Bilirkişi ——- tarafından hazırlanan bilirkişi raporunda özetle: Taraflar arasında —davacının — faturası ile —- bedelli —- davalının ticari defterlerinde kayıtlı olduğu, her iki fatura toplamının 803,52 TL olduğu, Davacının takip ve dava konusu 2 faturasının davalının 2019 yılı defter beyan sisteminde de aynen kayıtlı olduğu, davalı tarafından faturalara herhangi bir itirazın bulunmadığı, davacı taraf icra takibinde 802,68 TL talep ettiğinden talebi ile bağlı olacağı, belirtilmiştir.
Tüm dosya kapsamından; davanın, davacı tarafından davalıya 01.12.2019 – 14.12.2019 tarihlerinde yemek paket hizmeti verdiğinden bahisle 2 adet fatura alacağının tahsili amacıyla başlatılan icra takibine yönelik itirazın iptali talebine ilişkin olduğu, takip ve dava konusu —– içerikli faturalarının —– olarak tanzim edildiği, mahkememizce tarafların defterlerinin üzerinde yapılan incelemede davaya konu 2 adet faturanın hem davacı defterlerinde hem de davalı defterlerinde kayıtlı olduğu, dolayısıyla davacının faturalara konu malları davalıya teslim etmiş olduğunu ispat etmiş sayıldığı, faturalardan kaynaklı davacının davalıdan — alacaklı olduğu, ancak davacı taraf 802,68 TL talep ettiğinden taleple bağlı kalınarak bu bedel üzerinden takibe yönelik itirazın iptaline karar verilmesi gerektiği, davalı tarafın borcu ödediğine dair herhangi bir ödeme makbuzu,—- etmediği, kaldı ki böyle bir iddiasının da mevcut olmadığı, alacak likit olmakla davacının icra inkar tazminatında haklı olduğu, asıl alacağa talep gibi takip tarihinden itibaren yıllık % 9 oranında yasal faizi işletilmesine dair aşağıdaki şekilde karar verilmiştir.

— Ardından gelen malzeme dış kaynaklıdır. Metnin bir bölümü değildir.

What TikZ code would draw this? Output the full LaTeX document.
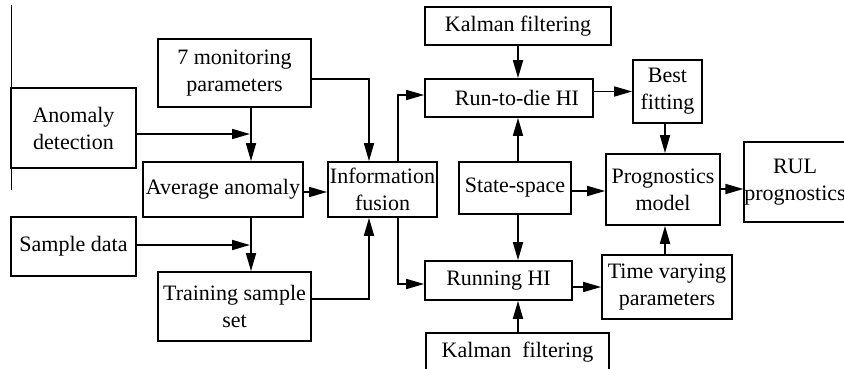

H Ü K Ü M: Gerekçesi yukarıda açıklandığı üzere;
Davanın KABULÜNE,
1-Davalının —- esas sayılı dosyasına yapmış olduğu itirazın iptali ile takibin 802,68 TL asıl alacak üzerinden devamına, asıl alacağa takip tarihinden itibaren yıllık % 9 oranında yasal faiz işletilmesine,
2-Alacak likit olmakla, hüküm altına alınan 802,68 TL’nin % 20’si oranı olan 160,54 TL inkar tazminatının davalıdan alınarak davacıya verilmesine,
3-Davalı tarafın kötüniyet tazminat talebinin reddine,
4-Harç alınmış olmakla, yeniden alınmasına yer olmadığına,
5-Davacı tarafından peşin olarak yatırılan 59,30 TL başvurma harcı ve 59,30 TL peşin harç olmak üzere toplam 118,60 TL harcın davalı taraftan tahsili ile davacı taraf ödenmesine,
6-Davacı tarafından yapılan 87,00 TL tebligat ve müzekkere gideri, 600,00 TL bilirkişi ücreti olmak üzere toplam 687,00 TL yargılama giderinin davalı taraftan tahsili ile davacı tarafa ödenmesine,
7-Davalı tarafından yapılan bir yargılama gideri olmadığından bu konuda karar verilmesine yer olmadığına,
8-Davacı taraf kendisini vekille temsil ettirdiğinden karar tarihinde —–göre belirlenen 802,68 TL vekalet ücretinin davalıdan alınarak davacıya verilmesine,
9-7155 sayılı Kanun ile 6325 sayılı Hukuk Uyuşmazlıklarında Arabuluculuk Kanunu’na eklenen 18/A maddesinin 13.fıkrası ve yürürlükte bulunan — arabuluculuk ücretinin davalı taraftan tahsili ile hazine adına irad kaydına,
10-Dosyaya yatırılan ve sarf edilmeyen gider avansının karar kesinleştiğinde davacı tarafa iadesine,
Dair davacı vekilinin yüzüne karşı, davalının yokluğunda kararın KESİN olmak üzere verilen karar açıkça okunup usulen anlatıldı.